By Michael Blowen, Globe Staff, 02/27/00

On March 12 at 8 p.m., TNT will air the sixth annual Screen Actors Guild Awards. The major categories mirror the Academy Award nominations, but SAG includes some unique, useful designations all its own. The best of these is the award "For Outstanding Performance by a Cast in a Theatrical Motion Picture."

That should be the most cherished award of all because anyone who knows anything about the making of motion pictures realizes that teamwork is the key to success. It's like sports. You can have the greatest individual player but if that athlete hogs the ball and steals the show, the team is going nowhere. The same with movies. While Humphrey Bogart and Ingrid Bergman are splendid in "Casablanca," where would the movie be without Claude Rains, Paul Henreid, Conrad Veidt, Dooley Wilson, Sidney Greenstreet, and Peter Lorre?

The nominees for the 1999 SAG Award for outstanding performance by a cast, listed in egalitarian alphabetical order, are "American Beauty" with Annette Bening, Wes Bentley, Thora Birch, Chris Cooper, Peter Gallagher, Allison Janney, Kevin Spacey, and Mena Suvari; "Being John Malkovich" with Orson Bean, John Cusack, Cameron Diaz, Catherine Keener, John Malkovich, Mary Kay Place, and Charlie Sheen; "Magnolia" with Jeremy Blackman, Tom Cruise, Melinda Dillon, April Grace, Luis Guzman, Philip Baker Hall, Philip Seymour Hoffman, Ricky Jay, William H. Macy, Alfred Molina, Julianne Moore, Michael Murphy, John C. Reilly, Jason Robards, and Melora Walters; "The Cider House Rules" with Jane Alexander, Erykah Badu, Kathy Baker, Michael Caine, Kieran Culkin, Delroy Lindo, Tobey Maguire, Kate Nelligan, Paul Rudd, and Charlize Theron; "The Green Mile" with Patricia Clarkson, James Cromwell, Jeffrey DeMunn, Michael Clarke Duncan, Graham Greene, Tom Hanks, Bonnie Hunt, Doug Hutchison, Michael Jeter, David Morse, Barry Pepper, Sam Rockwell, and Harry Dean Stanton.

On the other end of the award overload spectrum are the Hollywood Makeup Artist and Hair Stylist Guild Awards. There are several hairstyling categories, including contemporary hairstyling, period hairstyling, character hairstyling, and innovative hairstyling. They're even handing out the George Westmore Lifetime Achievement Award, named after the first makeup man who, in 1917, was the first cosmetician hired by a studio. All six of Westmore's sons, including this year's recipient, Monty Westmore, went into the movie makeup business.

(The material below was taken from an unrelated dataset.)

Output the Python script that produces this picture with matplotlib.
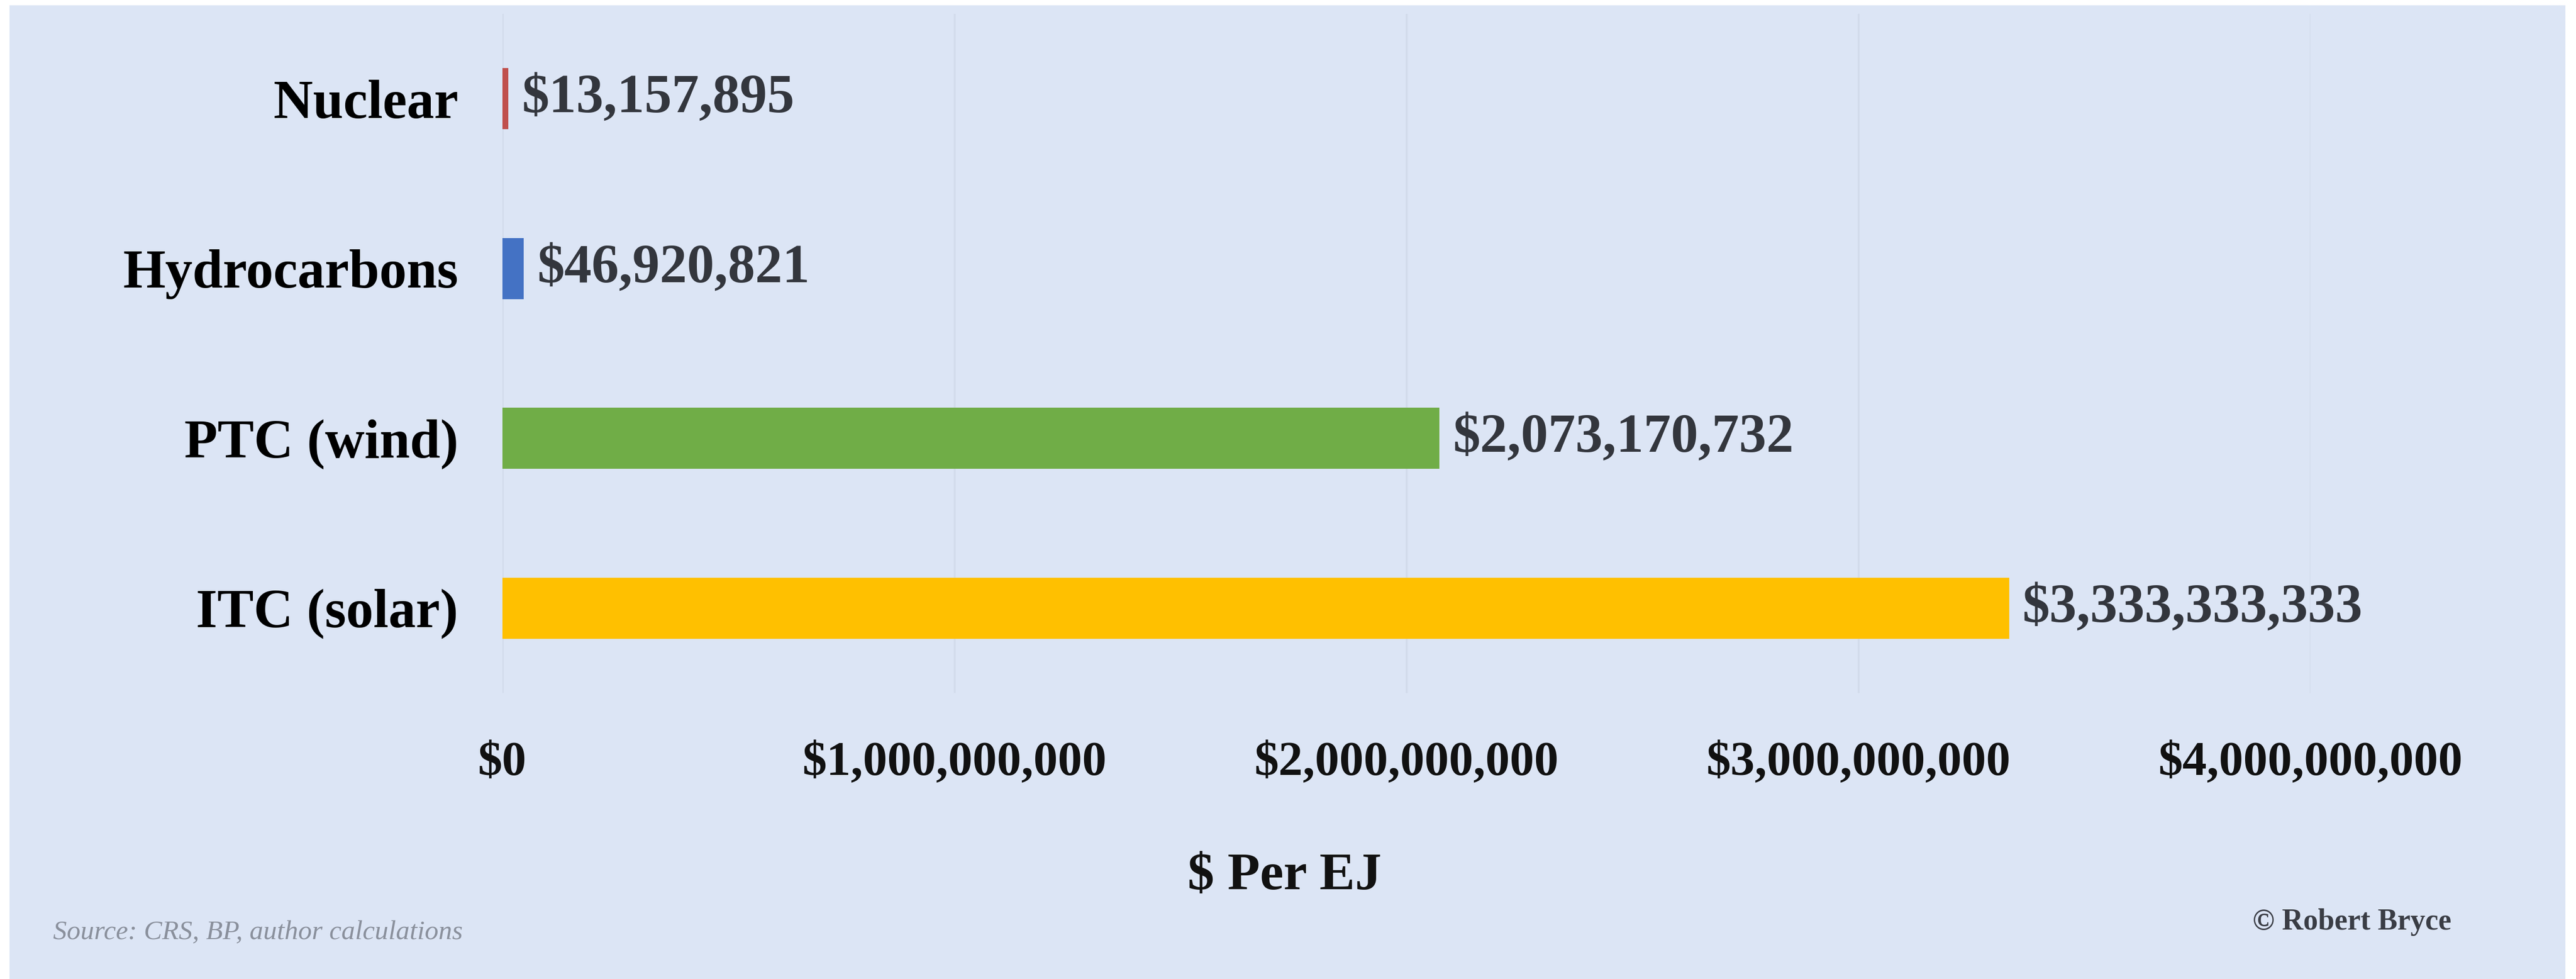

Anyway, there are some nominees who'll never make the Oscars, but have a shot at bringing home the MAHS Guild Award on March 19. They include "Simpatico," the universally panned film adaptation of Sam Shepard's play, which is up against "American Beauty," "The Thomas Crown Affair," and "Anywhere But Here" for Best Contemporary Hairstyling. "Austin Powers: The Spy Who Shagged Me" is odds-on to demolish "Tea With Mussolini" and "A Midsummer Nights Dream" in the best period makeup contest. The most hotly contested category is "Period Makeup in a Miniseries/Movie" with "The 60s," "And the Beat Goes On: The Sonny and Cher Story," and "Lansky" battling down to the wire.

THE SIGHT OF MUSIC Rumors are hot and heavy that the release of the subtitled "The Sound of Music" (1965) will hit the United States this summer, after a very successful London run. In what must be the first great cultural milestone of the year 2000, Twentieth Century Fox is promoting the singing nun flick as a sing-a-long with all the lyrics printed along the bottom of the picture - sort of this year's version of "The Rocky Horror Picture Show." In London, a la "Rocky Horror," moviegoers show up in nun costumes and perform sequences from the film referred to as "The Sound of Mucous" by its own costar, Christopher Plummer. Fox hasn't decided yet whether Boston will be one of the "selected cities" for the summers first run.

This story ran on page N09 of the Boston Globe on 02/27/2000.